The arrest of 11 members of an alleged Russian military procurement ring in Houston earlier this month was an exceptional but not isolated example of foreign interests attempting to acquire advanced technologies by skirting U.S. export control laws. “This is exceptional in the sense of the scale and scope. But these types of procurement networks are very common,” said Douglas Jacobson, an international trade attorney who specializes in export controls. “Efforts to procure a variety of U.S. [products] are common from Iran, from China, from other countries,” he added.

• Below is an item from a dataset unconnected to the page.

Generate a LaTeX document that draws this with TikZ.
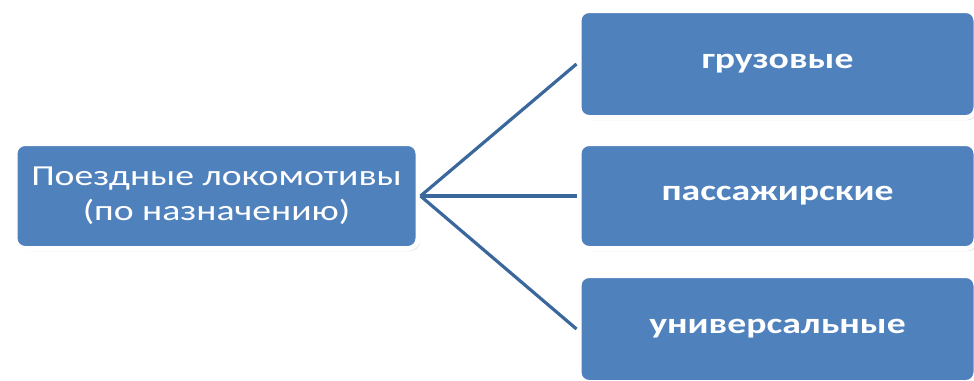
\documentclass[tikz,border=0pt]{standalone}
\usepackage{fontspec}
\setmainfont{Carlito}[FakeStretch=1.3]
\usetikzlibrary{shadows}
\definecolor{boxblue}{HTML}{4F81BD}
\definecolor{lineblue}{HTML}{3A679C}
\tikzset{
  box/.style={rounded corners=10pt, fill=boxblue, draw=white, line width=5pt,
    text=white, align=center, inner sep=0pt,
    drop shadow={shadow xshift=2pt, shadow yshift=-2.5pt, opacity=0.3, fill=black!55}},
  conn/.style={draw=lineblue, line width=3.2pt},
}
\begin{document}
\begin{tikzpicture}[x=1pt,y=-1pt]
\useasboundingbox (0,0) rectangle (974,380);
\clip (0,0) rectangle (974,380);
\node[box, minimum width=403pt, minimum height=105pt, font=\fontsize{29}{35}\selectfont] (src) at (216.5,196) {Поездные локомотивы\\(по назначению)};
\node[box, minimum width=397pt, minimum height=107pt, font=\fontsize{29}{35}\selectfont\bfseries] (a) at (777.5,64) {грузовые};
\node[box, minimum width=397pt, minimum height=105pt, font=\fontsize{29}{35}\selectfont\bfseries] (b) at (777.5,196) {пассажирские};
\node[box, minimum width=397pt, minimum height=107pt, font=\fontsize{29}{35}\selectfont\bfseries] (c) at (777.5,329) {универсальные};
\draw[conn] (src.east) -- (a.west);
\draw[conn] (src.east) -- (b.west);
\draw[conn] (src.east) -- (c.west);
\end{tikzpicture}
\end{document}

On October 3 the U.S. Attorney’s Office for the Eastern District of New York announced charges against the principals of Arc Electronics of Houston and Moscow-based Apex System for illegally exporting microelectronics from the U.S. to Russian military and intelligence agencies, often through intermediary procurement firms. According to the attorney’s office, the defendants “engaged in a surreptitious and systematic conspiracy” since 2008 to obtain and ship export-controlled items such as analog-to-digital converters, static random access memory chips, microcontrollers and microprocessors. The items could be applied in a range of military systems, including radar and surveillance systems, missile guidance systems and detonation triggers. The main port of export was John F. Kennedy International Airport in New York.
In conjunction with the charges, the U.S. Department of Commerce added to its “Entity List” the names of 165 foreign persons and companies “who received, trans-shipped or otherwise facilitated” the export of the controlled items by Arc Electronics. Those on the list are subject to specific license requirements before exporting items from the U.S., with the “presumption that no such license will be granted,” the U.S. attorney’s office said. In response to the listing, Russian Deputy Prime Minister Dmitry Rogozin said, “None of them supplied anything to us,” according to RIA Novosti news agency. “We are currently consolidating assets to build our own electronic components base,” Rogozin added.
Jacobson said the case stands out because it implicates Russia, combines the efforts of numerous federal agencies and adds a large number of names to the Entity List. But there are other examples of foreign-affiliated procurement rings. In September the U.S. attorney’s office announced charges against a Chinese man for attempting to export “thousands of pounds” of aerospace-grade carbon fiber from the U.S. to China.
“There’s always going to be a procurement network like this that [will go] to elaborate means to disguise the ultimate destination. It’s difficult, even for the most compliant company, to know for sure that the goods are going to be used for their intended purpose,” Jacobson told AIN.